What you need to do:
Repeat the material exactly, leaving nothing out.

Material provided:
Start

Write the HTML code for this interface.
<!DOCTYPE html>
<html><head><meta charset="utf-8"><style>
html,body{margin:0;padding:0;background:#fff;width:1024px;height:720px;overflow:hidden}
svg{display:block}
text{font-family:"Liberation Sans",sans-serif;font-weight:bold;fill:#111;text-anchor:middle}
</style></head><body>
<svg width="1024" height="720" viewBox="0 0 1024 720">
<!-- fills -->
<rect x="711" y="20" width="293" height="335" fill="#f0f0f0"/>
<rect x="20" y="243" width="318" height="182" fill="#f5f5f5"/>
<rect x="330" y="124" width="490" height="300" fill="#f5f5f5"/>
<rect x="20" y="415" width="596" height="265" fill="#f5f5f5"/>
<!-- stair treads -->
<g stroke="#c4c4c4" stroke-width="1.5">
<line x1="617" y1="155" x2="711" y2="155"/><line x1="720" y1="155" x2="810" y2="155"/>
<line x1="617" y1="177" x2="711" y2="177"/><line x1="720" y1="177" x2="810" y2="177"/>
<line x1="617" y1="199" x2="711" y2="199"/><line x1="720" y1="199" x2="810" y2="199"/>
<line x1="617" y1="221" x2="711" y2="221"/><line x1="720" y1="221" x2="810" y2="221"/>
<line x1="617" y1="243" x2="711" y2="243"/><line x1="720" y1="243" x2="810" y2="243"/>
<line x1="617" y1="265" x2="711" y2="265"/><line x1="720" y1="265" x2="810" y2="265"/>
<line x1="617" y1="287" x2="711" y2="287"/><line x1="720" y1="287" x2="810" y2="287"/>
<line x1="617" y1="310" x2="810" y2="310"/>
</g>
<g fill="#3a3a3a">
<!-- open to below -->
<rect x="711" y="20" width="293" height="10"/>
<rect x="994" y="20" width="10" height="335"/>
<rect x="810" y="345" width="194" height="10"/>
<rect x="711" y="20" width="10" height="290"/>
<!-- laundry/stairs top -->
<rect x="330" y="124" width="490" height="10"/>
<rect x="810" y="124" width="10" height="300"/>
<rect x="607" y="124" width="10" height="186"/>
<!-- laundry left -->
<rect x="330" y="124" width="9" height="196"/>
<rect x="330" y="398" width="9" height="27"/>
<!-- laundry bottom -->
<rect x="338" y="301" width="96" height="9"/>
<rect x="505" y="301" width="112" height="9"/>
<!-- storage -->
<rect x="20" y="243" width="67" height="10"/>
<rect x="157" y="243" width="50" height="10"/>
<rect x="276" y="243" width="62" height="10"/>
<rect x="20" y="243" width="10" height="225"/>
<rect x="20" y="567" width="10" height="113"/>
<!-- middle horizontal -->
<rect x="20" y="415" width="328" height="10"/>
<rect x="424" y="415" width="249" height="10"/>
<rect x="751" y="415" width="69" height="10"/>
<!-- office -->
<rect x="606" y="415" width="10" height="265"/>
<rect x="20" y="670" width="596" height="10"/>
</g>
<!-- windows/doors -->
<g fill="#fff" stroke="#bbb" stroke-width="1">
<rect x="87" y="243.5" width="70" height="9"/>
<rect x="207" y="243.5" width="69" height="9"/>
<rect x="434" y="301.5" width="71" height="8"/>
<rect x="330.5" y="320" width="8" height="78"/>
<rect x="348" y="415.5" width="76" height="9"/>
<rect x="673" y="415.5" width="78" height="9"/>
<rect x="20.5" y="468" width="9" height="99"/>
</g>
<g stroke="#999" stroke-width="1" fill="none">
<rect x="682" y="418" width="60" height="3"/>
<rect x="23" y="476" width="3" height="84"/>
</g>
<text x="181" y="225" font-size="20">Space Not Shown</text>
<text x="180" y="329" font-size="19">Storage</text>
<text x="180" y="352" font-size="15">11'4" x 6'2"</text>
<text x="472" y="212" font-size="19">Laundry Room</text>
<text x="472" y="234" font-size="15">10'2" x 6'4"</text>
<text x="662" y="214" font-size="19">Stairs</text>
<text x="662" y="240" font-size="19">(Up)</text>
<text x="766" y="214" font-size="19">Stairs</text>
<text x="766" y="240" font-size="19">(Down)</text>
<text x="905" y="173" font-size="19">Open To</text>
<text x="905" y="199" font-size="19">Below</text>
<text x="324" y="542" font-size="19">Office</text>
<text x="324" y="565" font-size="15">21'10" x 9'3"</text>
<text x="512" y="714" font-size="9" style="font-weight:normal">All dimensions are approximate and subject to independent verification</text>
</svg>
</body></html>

End

Output:
Write the HTML code for this interface.
<!DOCTYPE html>
<html><head><meta charset="utf-8"><style>
html,body{margin:0;padding:0;background:#fff;width:1024px;height:720px;overflow:hidden}
svg{display:block}
text{font-family:"Liberation Sans",sans-serif;font-weight:bold;fill:#111;text-anchor:middle}
</style></head><body>
<svg width="1024" height="720" viewBox="0 0 1024 720">
<!-- fills -->
<rect x="711" y="20" width="293" height="335" fill="#f0f0f0"/>
<rect x="20" y="243" width="318" height="182" fill="#f5f5f5"/>
<rect x="330" y="124" width="490" height="300" fill="#f5f5f5"/>
<rect x="20" y="415" width="596" height="265" fill="#f5f5f5"/>
<!-- stair treads -->
<g stroke="#c4c4c4" stroke-width="1.5">
<line x1="617" y1="155" x2="711" y2="155"/><line x1="720" y1="155" x2="810" y2="155"/>
<line x1="617" y1="177" x2="711" y2="177"/><line x1="720" y1="177" x2="810" y2="177"/>
<line x1="617" y1="199" x2="711" y2="199"/><line x1="720" y1="199" x2="810" y2="199"/>
<line x1="617" y1="221" x2="711" y2="221"/><line x1="720" y1="221" x2="810" y2="221"/>
<line x1="617" y1="243" x2="711" y2="243"/><line x1="720" y1="243" x2="810" y2="243"/>
<line x1="617" y1="265" x2="711" y2="265"/><line x1="720" y1="265" x2="810" y2="265"/>
<line x1="617" y1="287" x2="711" y2="287"/><line x1="720" y1="287" x2="810" y2="287"/>
<line x1="617" y1="310" x2="810" y2="310"/>
</g>
<g fill="#3a3a3a">
<!-- open to below -->
<rect x="711" y="20" width="293" height="10"/>
<rect x="994" y="20" width="10" height="335"/>
<rect x="810" y="345" width="194" height="10"/>
<rect x="711" y="20" width="10" height="290"/>
<!-- laundry/stairs top -->
<rect x="330" y="124" width="490" height="10"/>
<rect x="810" y="124" width="10" height="300"/>
<rect x="607" y="124" width="10" height="186"/>
<!-- laundry left -->
<rect x="330" y="124" width="9" height="196"/>
<rect x="330" y="398" width="9" height="27"/>
<!-- laundry bottom -->
<rect x="338" y="301" width="96" height="9"/>
<rect x="505" y="301" width="112" height="9"/>
<!-- storage -->
<rect x="20" y="243" width="67" height="10"/>
<rect x="157" y="243" width="50" height="10"/>
<rect x="276" y="243" width="62" height="10"/>
<rect x="20" y="243" width="10" height="225"/>
<rect x="20" y="567" width="10" height="113"/>
<!-- middle horizontal -->
<rect x="20" y="415" width="328" height="10"/>
<rect x="424" y="415" width="249" height="10"/>
<rect x="751" y="415" width="69" height="10"/>
<!-- office -->
<rect x="606" y="415" width="10" height="265"/>
<rect x="20" y="670" width="596" height="10"/>
</g>
<!-- windows/doors -->
<g fill="#fff" stroke="#bbb" stroke-width="1">
<rect x="87" y="243.5" width="70" height="9"/>
<rect x="207" y="243.5" width="69" height="9"/>
<rect x="434" y="301.5" width="71" height="8"/>
<rect x="330.5" y="320" width="8" height="78"/>
<rect x="348" y="415.5" width="76" height="9"/>
<rect x="673" y="415.5" width="78" height="9"/>
<rect x="20.5" y="468" width="9" height="99"/>
</g>
<g stroke="#999" stroke-width="1" fill="none">
<rect x="682" y="418" width="60" height="3"/>
<rect x="23" y="476" width="3" height="84"/>
</g>
<text x="181" y="225" font-size="20">Space Not Shown</text>
<text x="180" y="329" font-size="19">Storage</text>
<text x="180" y="352" font-size="15">11'4" x 6'2"</text>
<text x="472" y="212" font-size="19">Laundry Room</text>
<text x="472" y="234" font-size="15">10'2" x 6'4"</text>
<text x="662" y="214" font-size="19">Stairs</text>
<text x="662" y="240" font-size="19">(Up)</text>
<text x="766" y="214" font-size="19">Stairs</text>
<text x="766" y="240" font-size="19">(Down)</text>
<text x="905" y="173" font-size="19">Open To</text>
<text x="905" y="199" font-size="19">Below</text>
<text x="324" y="542" font-size="19">Office</text>
<text x="324" y="565" font-size="15">21'10" x 9'3"</text>
<text x="512" y="714" font-size="9" style="font-weight:normal">All dimensions are approximate and subject to independent verification</text>
</svg>
</body></html>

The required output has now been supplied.